Data from the Central Bank of Kenya (CBK) shows that non-performing loans (NPLs) rose from Sh351 billion in February 2020 to Sh444 billion at the end of February this year — the sharpest one-year increase in recent history.
But this excludes defaults from unregulated digital mobile lenders who were also barred from forwarding the names of loan defaulters to CRBs.
It followed public outcry over widespread misuse of the credit information sharing (CIS) mechanism by the unregulated digital mobile lenders.
Their freeze from CRBs signals that blacklisted loan accounts could have been higher.
“The number of Kenyans currently negatively listed are 4.6 million against the total records of 15 million,” said Joseph Nyaga, the CEO TransUnion, one of Kenya’s three CRBs. He said the majority of the negative listings were for loans tapped through mobile phones.
The rising number of blacklisted loan accounts will jeopardise the chances of millions of Kenyans being able to borrow more to grow their businesses or for projects.
But the CBK has offered the blacklisted borrowers breathing space after it froze the sharing of information of those who have defaulted on loans of below Sh5 million up to end of September next year.
The CRB listing relief is part of a stimulus package to cushion distressed businesses and households from the effects of the Covid-19 pandemic, which has hit consumer demand and forced businesses to shed jobs and cut back their operations.
But the CBK reckons the move could constrict private sector lending growth.
Industries and other businesses had cut down on their activities in response to the infectious disease, leading to job cuts and unpaid leave for retained staff as profitable firms moved into losses.
This saw workers who had tapped mortgages and unsecured loans for purchase of goods such as furniture and cars and expenses like school fees default. Unsecured loans are given on the strength of one’s salary.
Firms that had borrowed based on the forecast of cash flows have also been struggling to repay their bank loans.
Nearly 730,000 jobs were lost last year when Kenya imposed coronavirus-induced lockdowns that led to layoffs and pay cuts, but the country’s economy is presently recovering.
Growth slid to negative 0.3 percent last year from 5.0 percent in 2019.
Recovery has started, but there are fears the pace could be curbed by a shortage of Covid-19 vaccines and new waves of infections.
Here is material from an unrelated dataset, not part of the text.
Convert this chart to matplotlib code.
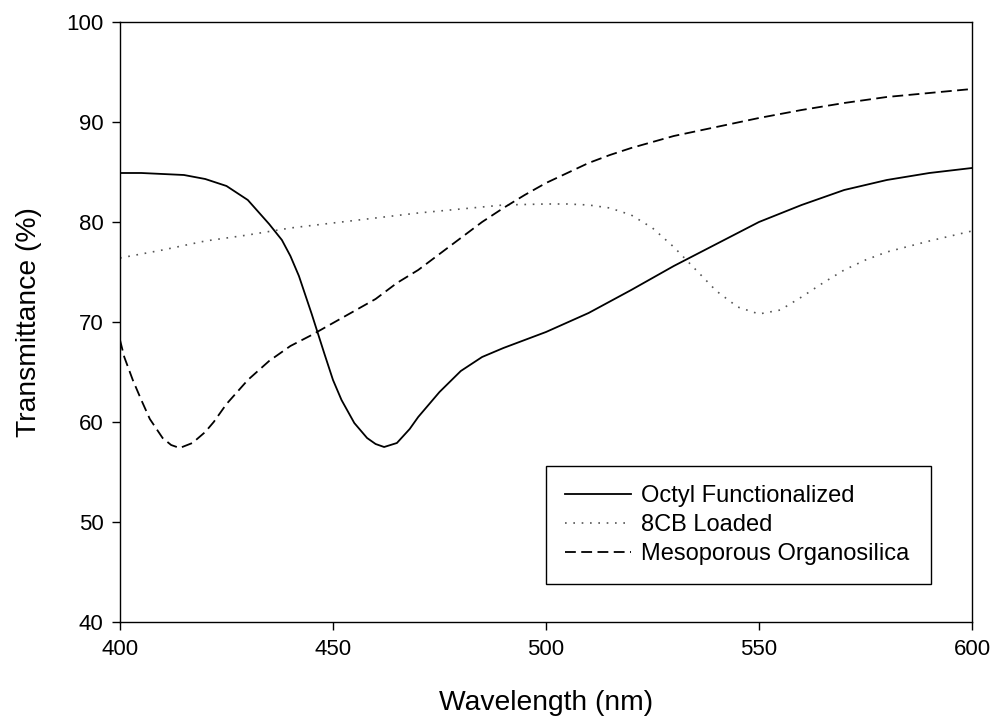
"""
Transmittance spectra of the three organosilica samples
"""
import matplotlib.pyplot as plt

plt.rcParams['font.family'] = ['Liberation Sans', 'DejaVu Sans']

# Octyl functionalized (solid)
octyl_nm = [400, 405, 410, 415, 420, 425, 430, 435, 438, 440, 442, 445, 448, 450,
            452, 455, 458, 460, 462, 465, 468, 470, 475, 480, 485, 490, 495, 500,
            510, 520, 530, 540, 550, 560, 570, 580, 590, 600]
octyl_t = [84.9, 84.9, 84.8, 84.7, 84.3, 83.6, 82.2, 79.8, 78.2, 76.6, 74.6, 70.8, 66.8, 64.2,
           62.2, 59.9, 58.4, 57.8, 57.5, 57.9, 59.3, 60.5, 63.0, 65.1, 66.5, 67.4, 68.2, 69.0,
           70.9, 73.2, 75.6, 77.8, 80.0, 81.7, 83.2, 84.2, 84.9, 85.4]

# 8CB loaded (dotted)
cb_nm = [400, 410, 420, 430, 440, 450, 460, 470, 480, 490, 500, 505, 510, 515, 520,
         525, 530, 535, 540, 545, 550, 555, 560, 565, 570, 575, 580, 590, 600]
cb_t = [76.4, 77.2, 78.1, 78.7, 79.4, 79.9, 80.4, 80.9, 81.3, 81.7, 81.8, 81.8, 81.7, 81.4, 80.7,
        79.4, 77.5, 75.3, 73.1, 71.5, 70.8, 71.2, 72.5, 73.9, 75.2, 76.2, 77.0, 78.1, 79.1]

# Mesoporous organosilica (dashed)
meso_nm = [400, 401, 403, 405, 407, 410, 412, 414, 417, 420, 422, 425, 430, 435, 440,
           445, 450, 455, 460, 465, 470, 475, 480, 485, 490, 495, 500, 505, 510, 515,
           520, 530, 540, 550, 560, 570, 580, 590, 600]
meso_t = [68.2, 66.5, 64.2, 62.2, 60.3, 58.4, 57.7, 57.4, 57.9, 59.0, 60.0, 61.8, 64.2, 66.1, 67.6,
          68.7, 69.9, 71.1, 72.3, 73.9, 75.2, 76.8, 78.4, 80.0, 81.4, 82.7, 83.9, 84.9, 85.9, 86.7,
          87.4, 88.6, 89.5, 90.4, 91.2, 91.9, 92.5, 92.9, 93.3]

fig = plt.figure(figsize=(9.91, 7.21), dpi=100)
ax = fig.add_axes([0.1211, 0.1373, 0.8597, 0.8322])

ax.plot(octyl_nm, octyl_t, color='black', lw=1.3, ls='-', label='Octyl Functionalized')
ax.plot(cb_nm, cb_t, color='#555555', lw=1.2, ls=(0, (1, 4)), label='8CB Loaded')
ax.plot(meso_nm, meso_t, color='black', lw=1.3, ls=(0, (6, 3)), label='Mesoporous Organosilica')

ax.set_xlim(400, 600)
ax.set_ylim(40, 100)
ax.set_xticks([400, 450, 500, 550, 600])
ax.set_yticks([40, 50, 60, 70, 80, 90, 100])
ax.tick_params(direction='out', length=6, width=1, labelsize=16, top=False, right=False, pad=6)
for sp in ax.spines.values():
    sp.set_linewidth(1.0)

ax.set_xlabel('Wavelength (nm)', fontsize=20.3, labelpad=22)
ax.set_ylabel('Transmittance (%)', fontsize=20.3, labelpad=17)

leg = ax.legend(loc='upper left', bbox_to_anchor=(0.5, 0.06, 0.4519, 0.2), mode='expand',
                borderaxespad=0, fontsize=17, handlelength=2.8, handletextpad=0.4,
                labelspacing=0.29, borderpad=0.82, fancybox=False, framealpha=1)
leg.get_frame().set_edgecolor('black')
leg.get_frame().set_linewidth(1.0)

plt.savefig('out.png', dpi=100)
plt.close()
Growth is expected to be 6.1 percent this year and 5.6 percent in 2022, according to the CBK. The non-performing loans dropped from Sh444.2 billion in February to Sh435 billion in September.
The CBK has warned that commercial banks could restart rationing loans following the suspension of blacklisting of defaulters with Sh5 million loans and below.
The regulator says banks may shun lending to individuals and small traders at a scale last witnessed between September 2016 and November 2019 when Kenya capped interest rates.
Bankers say a lack of credit reference could contribute to soaring costs of loans and stall lending to businesses due to incomplete borrowers’ information.
The suspension is the second since Kenya reported the first case of Covid-19 last year.
The CBK ordered a six-month suspension of CRB listings in April last year as part of the measures to cushion borrowers hit by the pandemic.
The moratorium lapsed in October, allowing financial institutions to start sending names of defaulters to the CRBs. Lenders, however, offered defaulters 90 days from October 1 to start repaying their loans or get blacklisted.